I have a column in libsvm format (ml library of spark) field1:value field2:value ...
+--------------+-----+
| features|label|
+--------------+-----+
| a:1 b:2 c:3| 0|
| a:4 b:5 c:6| 0|
| a:7 b:8 c:9| 1|
|a:10 b:11 c:12| 0|
+--------------+-----+
I want to extract the values and save them in arrays for each row in pyspark
features.printSchema()
root
|-- features: string (nullable = false)
|-- label: integer (nullable = true)
I am using the following udf because the column affected is part of a dataframe
from pyspark.sql.functions import udf
from pyspark.ml.linalg import Vectors
features_expl = udf(lambda features: Vectors.dense(features.split(" ")).map(lambda feat: float(str(feat.split(":")[1]))))
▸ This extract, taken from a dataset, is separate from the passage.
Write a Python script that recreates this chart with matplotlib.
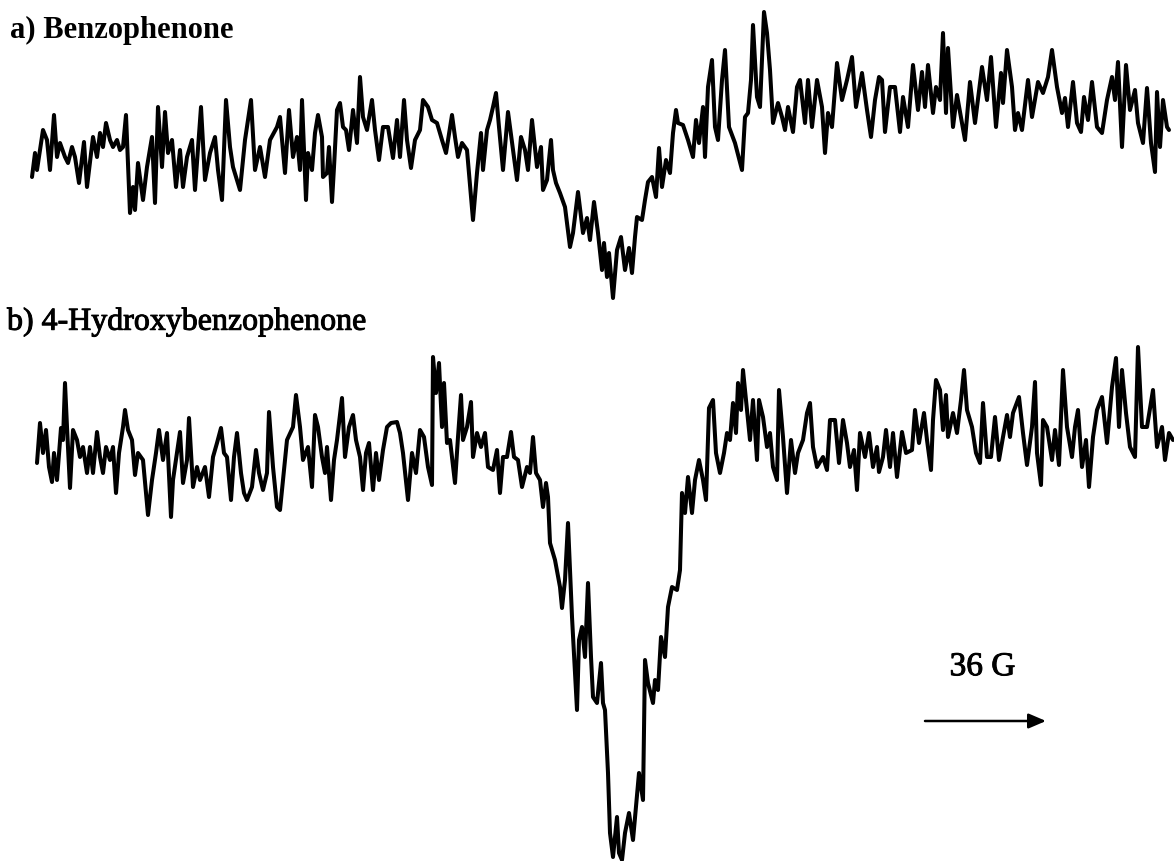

features=features.withColumn("feats", features_expl(features.features))
The result I get is: ValueError: could not convert string to float: mobile:0.0 It seems that it doesn't perform the second split and calls float() on a string.
What i would like to get is:
+--------------+-----+
| features|label|
+--------------+-----+
| [1, 2, 3]| 0|
| [4, 5, 6]| 0|
| [7, 8, 9]| 1|
| [10, 11, 12]| 0|
+--------------+-----+